The request added fuel to charges by impartial election observers and voting rights advocates that the review, ordered in December by the Republicans who control the State Senate, had become a political sham.
In a letter to officials of Maricopa County, which includes Phoenix, the elections official, Secretary of State Katie Hobbs, said it was unclear whether companies hired to conduct the review had sufficiently safeguarded the equipment from tampering during their review of votes.
Ms. Hobbs, a Democrat, recommended that the county replace its 385 voting machines and nine vote tabulators because “the lack of physical security and transparency means we cannot be certain who accessed the voting equipment and what might have been done to them.”
The advisory, in a letter to the county’s board of supervisors, did not contend that the machines had been breached. But Ms. Hobbs wrote that she had “grave concerns regarding the security and integrity of these machines, given that the chain of custody, a critical security tenet, has been compromised.”
She added that she had first consulted experts at the federal Cybersecurity and Infrastructure Security Agency, the national authority for election security issues.
A spokeswoman for the county elections department said county officials “will not use any of the returned tabulation equipment unless the county, state and vendor are confident that there is no malicious hardware or software installed on the devices.”
If the county decides to scrap the machines, it is unclear who would be responsible for paying to replace them. The State Senate agreed to indemnify the county against financial losses resulting from the audit.
Republicans in the State Senate who ordered the review of the election said they wanted to reassure ardent backers of former President Donald J. Trump who refused to accept his narrow loss in Arizona. The review focused on Maricopa County, which produced two-thirds of the vote statewide.
Mr.
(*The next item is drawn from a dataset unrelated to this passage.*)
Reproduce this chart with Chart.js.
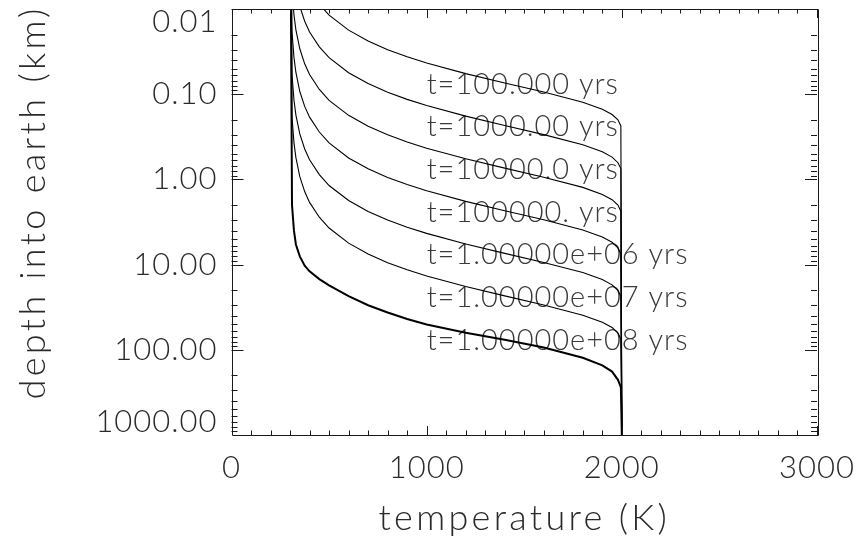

Trump has asserted that the audit would confirm his claims that his election loss was because of fraud, a charge that virtually every election expert rejects. With no formal electoral authority, the review could not change the results in Arizona.
The audit was bombarded with charges of partisan bias after the State Senate hired a firm to manage the review whose top executive had spread baseless charges that Mr. Trump’s loss in the state was a result of fraud. The criticism has only mounted after nonpartisan election observers and journalists documented repeated lapses in the review’s process for recounting ballots.